--- Start AVAILABLE DATA ---

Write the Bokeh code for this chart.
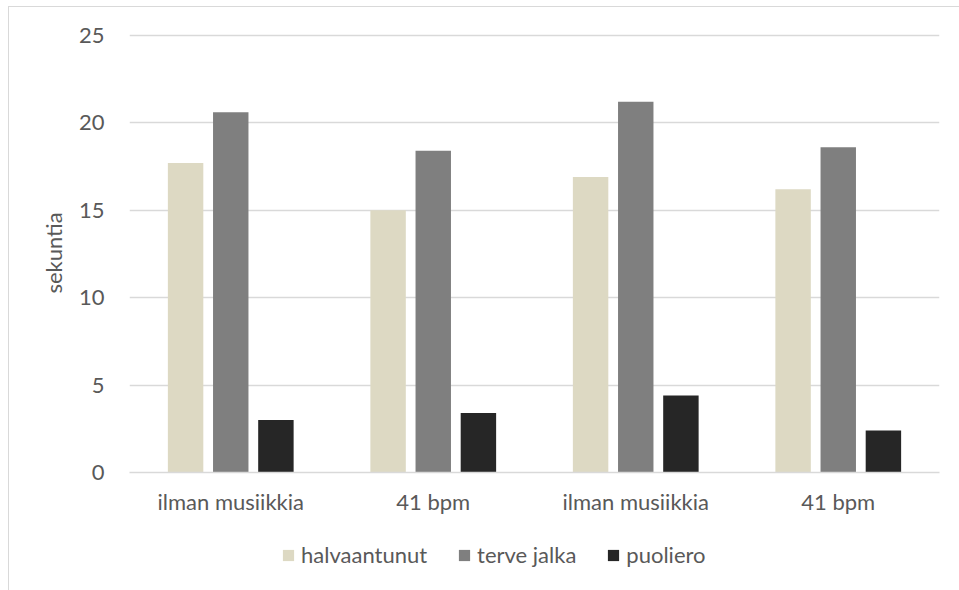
from bokeh.plotting import figure
from bokeh.layouts import column
from bokeh.models import ColumnDataSource, FixedTicker, Legend, LegendItem
from bokeh.transform import dodge
from bokeh.embed import file_html
from bokeh.resources import INLINE

# Data
categories = ["ilman musiikkia", "41 bpm", "ilman musiikkia", "41 bpm"]
halvaantunut = [17.7, 15.0, 16.9, 16.2]
terve_jalka = [20.6, 18.4, 21.2, 18.6]
puoliero = [3.0, 3.4, 4.4, 2.4]
series_names = ["halvaantunut", "terve jalka", "puoliero"]
series_colors = ["#ddd9c3", "#7f7f7f", "#262626"]
y_ticks = [0, 5, 10, 15, 20, 25]

FONT = "Lato"
FONT_SIZE = "22px"
TEXT_COLOR = "#595959"
GRID_COLOR = "#d9d9d9"

positions = list(range(len(categories)))
source = ColumnDataSource(dict(
    pos=positions,
    halvaantunut=halvaantunut,
    terve_jalka=terve_jalka,
    puoliero=puoliero,
))

# Main bar chart
p = figure(
    frame_width=810, frame_height=439,
    x_range=(-0.5, len(categories) - 0.5), y_range=(0, 25.1),
    output_backend="svg", toolbar_location=None,
    min_border_left=120, min_border_right=20,
    min_border_top=26, min_border_bottom=40,
)
p.outline_line_color = None
p.background_fill_color = "white"
p.border_fill_color = "white"

bar_w = 0.175
offsets = [-0.223, 0.0, 0.223]
fields = ["halvaantunut", "terve_jalka", "puoliero"]
for field, off, color in zip(fields, offsets, series_colors):
    p.vbar(x=dodge("pos", off), top=field, bottom=0, width=bar_w,
           source=source, fill_color=color, line_color=None)

p.xaxis.ticker = FixedTicker(ticks=positions)
p.xaxis.major_label_overrides = {i: c for i, c in enumerate(categories)}
p.xaxis.axis_line_color = GRID_COLOR
p.xaxis.axis_line_width = 1.5
p.xaxis.major_tick_line_color = None
p.xaxis.minor_tick_line_color = None
p.xaxis.major_label_standoff = 9
p.xaxis.major_label_text_font = FONT
p.xaxis.major_label_text_font_size = FONT_SIZE
p.xaxis.major_label_text_color = TEXT_COLOR

p.yaxis.ticker = FixedTicker(ticks=y_ticks)
p.yaxis.axis_line_color = None
p.yaxis.major_tick_line_color = None
p.yaxis.minor_tick_line_color = None
p.yaxis.major_label_standoff = 19
p.yaxis.major_label_text_font = FONT
p.yaxis.major_label_text_font_size = FONT_SIZE
p.yaxis.major_label_text_color = TEXT_COLOR
p.yaxis.axis_label = "sekuntia"
p.yaxis.axis_label_standoff = 9
p.yaxis.axis_label_text_font = FONT
p.yaxis.axis_label_text_font_size = FONT_SIZE
p.yaxis.axis_label_text_font_style = "normal"
p.yaxis.axis_label_text_color = TEXT_COLOR

p.xgrid.grid_line_color = None
p.ygrid.grid_line_color = GRID_COLOR
p.ygrid.grid_line_width = 1.5

# Legend strip underneath the chart (its frame lines up with the chart frame)
leg_h = 80
lp = figure(
    width=950, height=leg_h, x_range=(0, 950), y_range=(0, leg_h),
    output_backend="svg", toolbar_location=None,
    min_border_left=0, min_border_right=0, min_border_top=0, min_border_bottom=0,
)
lp.axis.visible = False
lp.grid.visible = False
lp.outline_line_color = None
lp.border_fill_color = "white"

# zero-height swatch renderers, kept off-screen, used only for the legend keys
swatch_src = ColumnDataSource(dict(x=[-1000], top=[0]))
swatches = []
for color in series_colors:
    swatches.append(lp.vbar(x="x", top="top", bottom=0, width=1, source=swatch_src,
                            fill_color=color, line_color=None))

legend = Legend(
    items=[LegendItem(label=n, renderers=[r]) for n, r in zip(series_names, swatches)],
    orientation="horizontal", location=(152, 29),
    label_text_font=FONT, label_text_font_size=FONT_SIZE, label_text_color=TEXT_COLOR,
    glyph_width=14, glyph_height=14, label_standoff=6, spacing=30,
    border_line_color=None, background_fill_alpha=0, padding=0, margin=0,
)
lp.add_layout(legend, "center")

layout = column(p, lp, spacing=0)
layout.styles = {
    "margin-left": "8px", "margin-top": "6px",
    "border-left": f"1px solid {GRID_COLOR}",
    "border-top": f"1px solid {GRID_COLOR}",
}

open("out.html", "w").write(file_html(layout, INLINE))
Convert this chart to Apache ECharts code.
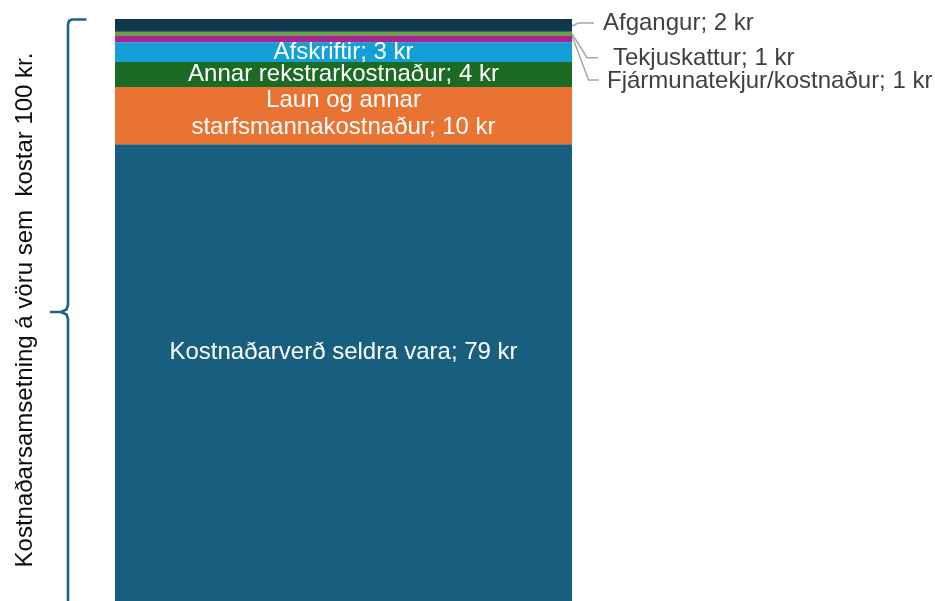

--- End AVAILABLE DATA ---

YOUR OBJECTIVE:
Leave out the pictures and give the rest of the records again exactly.

EXERCISE ANSWER:
Write the Bokeh code for this chart.
from bokeh.plotting import figure
from bokeh.layouts import column
from bokeh.models import ColumnDataSource, FixedTicker, Legend, LegendItem
from bokeh.transform import dodge
from bokeh.embed import file_html
from bokeh.resources import INLINE

# Data
categories = ["ilman musiikkia", "41 bpm", "ilman musiikkia", "41 bpm"]
halvaantunut = [17.7, 15.0, 16.9, 16.2]
terve_jalka = [20.6, 18.4, 21.2, 18.6]
puoliero = [3.0, 3.4, 4.4, 2.4]
series_names = ["halvaantunut", "terve jalka", "puoliero"]
series_colors = ["#ddd9c3", "#7f7f7f", "#262626"]
y_ticks = [0, 5, 10, 15, 20, 25]

FONT = "Lato"
FONT_SIZE = "22px"
TEXT_COLOR = "#595959"
GRID_COLOR = "#d9d9d9"

positions = list(range(len(categories)))
source = ColumnDataSource(dict(
    pos=positions,
    halvaantunut=halvaantunut,
    terve_jalka=terve_jalka,
    puoliero=puoliero,
))

# Main bar chart
p = figure(
    frame_width=810, frame_height=439,
    x_range=(-0.5, len(categories) - 0.5), y_range=(0, 25.1),
    output_backend="svg", toolbar_location=None,
    min_border_left=120, min_border_right=20,
    min_border_top=26, min_border_bottom=40,
)
p.outline_line_color = None
p.background_fill_color = "white"
p.border_fill_color = "white"

bar_w = 0.175
offsets = [-0.223, 0.0, 0.223]
fields = ["halvaantunut", "terve_jalka", "puoliero"]
for field, off, color in zip(fields, offsets, series_colors):
    p.vbar(x=dodge("pos", off), top=field, bottom=0, width=bar_w,
           source=source, fill_color=color, line_color=None)

p.xaxis.ticker = FixedTicker(ticks=positions)
p.xaxis.major_label_overrides = {i: c for i, c in enumerate(categories)}
p.xaxis.axis_line_color = GRID_COLOR
p.xaxis.axis_line_width = 1.5
p.xaxis.major_tick_line_color = None
p.xaxis.minor_tick_line_color = None
p.xaxis.major_label_standoff = 9
p.xaxis.major_label_text_font = FONT
p.xaxis.major_label_text_font_size = FONT_SIZE
p.xaxis.major_label_text_color = TEXT_COLOR

p.yaxis.ticker = FixedTicker(ticks=y_ticks)
p.yaxis.axis_line_color = None
p.yaxis.major_tick_line_color = None
p.yaxis.minor_tick_line_color = None
p.yaxis.major_label_standoff = 19
p.yaxis.major_label_text_font = FONT
p.yaxis.major_label_text_font_size = FONT_SIZE
p.yaxis.major_label_text_color = TEXT_COLOR
p.yaxis.axis_label = "sekuntia"
p.yaxis.axis_label_standoff = 9
p.yaxis.axis_label_text_font = FONT
p.yaxis.axis_label_text_font_size = FONT_SIZE
p.yaxis.axis_label_text_font_style = "normal"
p.yaxis.axis_label_text_color = TEXT_COLOR

p.xgrid.grid_line_color = None
p.ygrid.grid_line_color = GRID_COLOR
p.ygrid.grid_line_width = 1.5

# Legend strip underneath the chart (its frame lines up with the chart frame)
leg_h = 80
lp = figure(
    width=950, height=leg_h, x_range=(0, 950), y_range=(0, leg_h),
    output_backend="svg", toolbar_location=None,
    min_border_left=0, min_border_right=0, min_border_top=0, min_border_bottom=0,
)
lp.axis.visible = False
lp.grid.visible = False
lp.outline_line_color = None
lp.border_fill_color = "white"

# zero-height swatch renderers, kept off-screen, used only for the legend keys
swatch_src = ColumnDataSource(dict(x=[-1000], top=[0]))
swatches = []
for color in series_colors:
    swatches.append(lp.vbar(x="x", top="top", bottom=0, width=1, source=swatch_src,
                            fill_color=color, line_color=None))

legend = Legend(
    items=[LegendItem(label=n, renderers=[r]) for n, r in zip(series_names, swatches)],
    orientation="horizontal", location=(152, 29),
    label_text_font=FONT, label_text_font_size=FONT_SIZE, label_text_color=TEXT_COLOR,
    glyph_width=14, glyph_height=14, label_standoff=6, spacing=30,
    border_line_color=None, background_fill_alpha=0, padding=0, margin=0,
)
lp.add_layout(legend, "center")

layout = column(p, lp, spacing=0)
layout.styles = {
    "margin-left": "8px", "margin-top": "6px",
    "border-left": f"1px solid {GRID_COLOR}",
    "border-top": f"1px solid {GRID_COLOR}",
}

open("out.html", "w").write(file_html(layout, INLINE))
Convert this chart to Apache ECharts code.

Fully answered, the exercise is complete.